Горсть таблеток на трясущейся руке так и манила заглотить её целиком. Он сумел оценить силу их действия. При таком ослабленном состоянии лошадиная доза действительно могла привести к остановке сердца.
Буйное сердце.
Фрикс забросил одну таблетку в рот. Не смотря на выпитую воду, во рту всё ещё был привкус сухости и пепла. Пришлось разгрызть и, подавив тошноту от едкой горечи, протолкнуть в горло содержимое ампулы.
При себе хранить нельзя, отберут. Фрикс принялся шарить руками по периметру камеры. Нашёл место, где пол отходил от стены. Ссыпал туда запас таблеток, всё, что сумел найти.
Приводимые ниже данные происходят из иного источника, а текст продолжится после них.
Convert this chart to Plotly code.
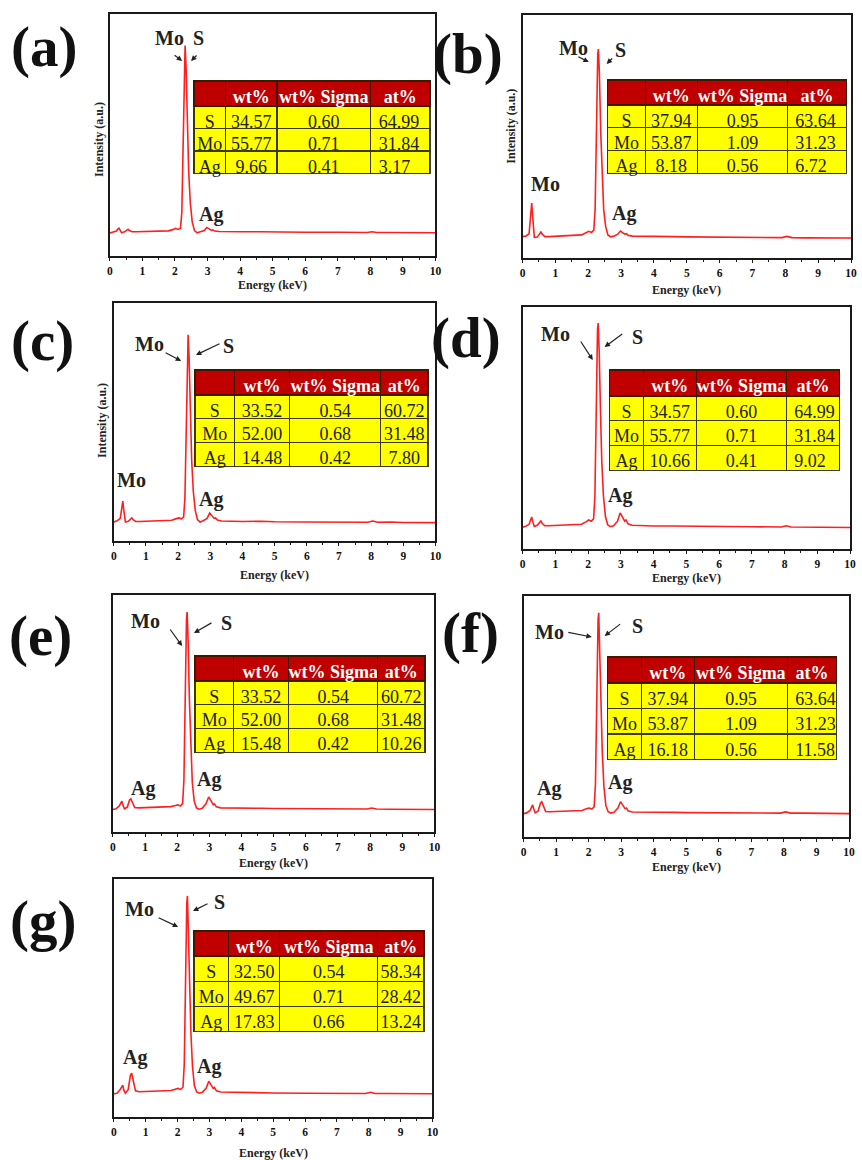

Эти действия забрали у него оставшиеся силы, благо анальгетик Коры уже начал действовать. Морфий постепенно вытягивал боль и жар из тела. Кажется, даже разбитый нос стал пропускать струйки воздуха. Убедившись, что лекарство надёжно спрятано, Фрикс обессиленно откинулся на стену, закрыв спиной тайник.
Две недели — это тоже приличный срок. Он не рассчитывал выжить. В Акрополе держат только политических заключённых и чаще всего держат не очень долго. Фрикс бы не стал терзать себя ложными надеждами, но возможность продержаться как можно дольше теперь у него была. Осталось не переборщить с лекарством. — Подумал он перед тем, как его застлало крылом огромного чёрного феникса. От него пахло золой и углём.
***
Вторая сторона зеркала была вогнута вовнутрь, чтобы увеличивать отражение. Такие использовали для макияжа, когда Семела покупала его, ей показалось, что это хорошая идея — можно нарисовать идеальные стрелки и прокрасить каждую ресницу щёткой, но по факту пользоваться им было невозможно. Каждый раз, когда она заглядывала в эту воронку, ей в глаза бросались морщины. Эти три рытвины на лбу, трещинки в уголках глаз. В какой момент её веки так обвисли? Эти синяки под глазами. Что вообще стало с кожей? Почему она так поблекла? Несколько раз Семела пыталась загримировать всё пудрой, но несовершенства лица как будто подчёркивались ещё сильней. Вместо того, чтобы скрывать, косметика выделяла их. В конце концов, она почти перестала красится, а если и подводила глаза, то пользовалась только обычной стороной зеркала, без вогнутой линзы.
В этот вечер она осмелилась заглянуть в увеличивающее зеркало только после бокала вина. В отражении она увидела усталую от жизни очень злую женщину. Ей даже показалось, что она ещё сильнее стала похожа на мать. Стала той, кого ненавидела. Мать никогда не говорила Семеле, что любит её. Она проработала всю жизнь в средней школе в Харибде. Сначала преподавала математику, потом стала завучем. Её мать была образцом железной леди. Развелась с мужем сразу после рождения дочери, «поднимала» её сама. Семела не получала подарков на праздники, одежду они часто брали в благотворительных фондах, и она испытывала стыд перед одноклассниками, которые одевались лучше. Денег, которые зарабатывала мать хватало только на еду и на самое необходимое. При этом она умудрялась сэкономить копейку-другую на будущее обучение Семелы. Единственную цель, которую она ставила — дочь должна получить образование, чтобы стать медиком. Учительница с двадцатилетним стажем видела своё чадо только врачом. Но Семела, как только обрела свободу от властной матери, решила по-другому. Она поступила в медицинский, но на «психологию и бихевериостику», чтобы позлить мать. Тогда Семела познакомилась с Кассандрой. Единственным человеком в своей жизни, от которого она слышала слова любви. Они жили вместе два года, пожалуй, самые счастливые два года в жизни Семелы.